The practice of colouring sculpture dates back to the earliest times which archeological research has been able to embrace. Continuing without interruption to the present times in Oriental countries, it was, however, abandoned in the West. Yet the Greeks and Romans, the Gothic artists, and those of the Italian Renaissance up to the sixteenth century resorted to it freely. Then the practise, for some reason, fell into disuse, and by degrees the strong prejudice against it resulted in forgetfulness that it had ever existed among the greatest artists of antiquity, and it was accepted as a matter of course that one of the chief beauties of a marble statue was its whiteness, and that the colouring of a statue was a habit only of barbarians. But in comparatively recent times we have learned to appreciate the use of colour by the Indians, Chinese and Japanese upon their statues and to understand its motive, and have discovered, as I have said, that the practice was at one time universal. Yet even now the prejudice against it continues. Some artists object to it because the colour tends to make less obvious to the eye their skilful nicety of technique, while among laymen there exists a very general misunderstanding of the motive in using colour.

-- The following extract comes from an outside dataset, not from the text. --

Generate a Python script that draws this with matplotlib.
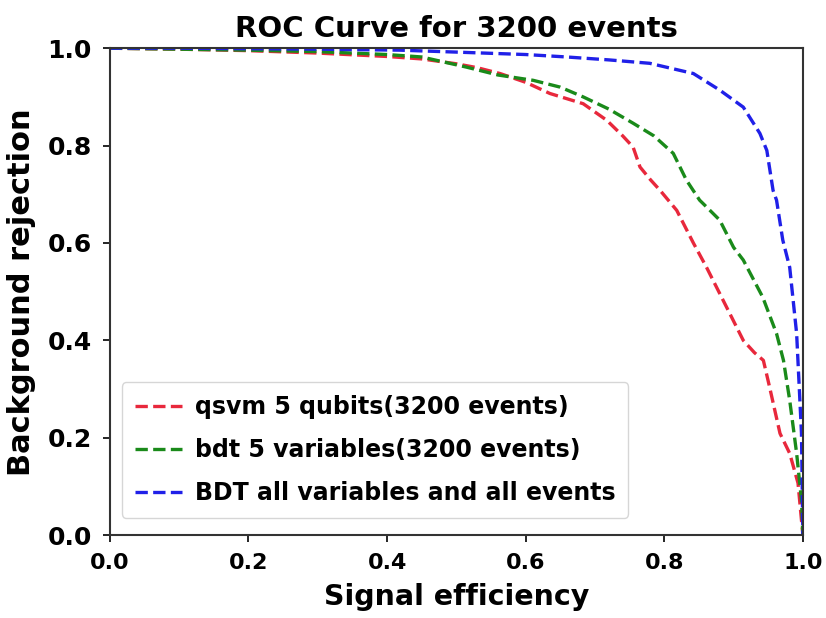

They suppose that colour is added to a statue to increase its resemblance to nature; as, indeed, would seem to be the motive in the cheap images commercially produced for churches. But the motive of the best artists has never been a realistic one. They have added colour, either for decorative purposes or to enforce the idea of the statue, the meaning that was uppermost in the artist’s mind as he fashioned it. Thus the statue of the god and the cella in which it stood were brought into a unity of effect by colouring both, so that the divine presence permeated the shrine. Or it might be that the latter was dimly lighted and the greater part of the statue was plunged in mysterious obscurity, when the artist would gild the lips and eyes that the benign smile and the composure of the glance might shine with soft conspicuousness amid the gloom. In both these examples artistic fitness would regulate the use of colour both to unify the effect and to enforce the idea. So, too, in the case of a bust, the artist may feel that there is an expression in the eyes of the woman whose portrait he is modelling or latent in the curve of the lips, which summarises the impression of her character as he feels it. In his desire to emphasise the idea which he has in his mind, he will resort to colour in the eyes or lips; he may then feel the need of balancing notes of colour elsewhere, as in the shadows of the hair or in the fillet which binds it or in some ornament of jewelry; and, having gone so far, may find it desirable to complete by further enrichments of colour the general decorative feeling that has been produced. Very probably he will be influenced in his use of colour by the larger decorative intention of making the bust more conformable to its place in a room, so that instead of standing out in cold distinctness it may merge into the warmth of surrounding colour.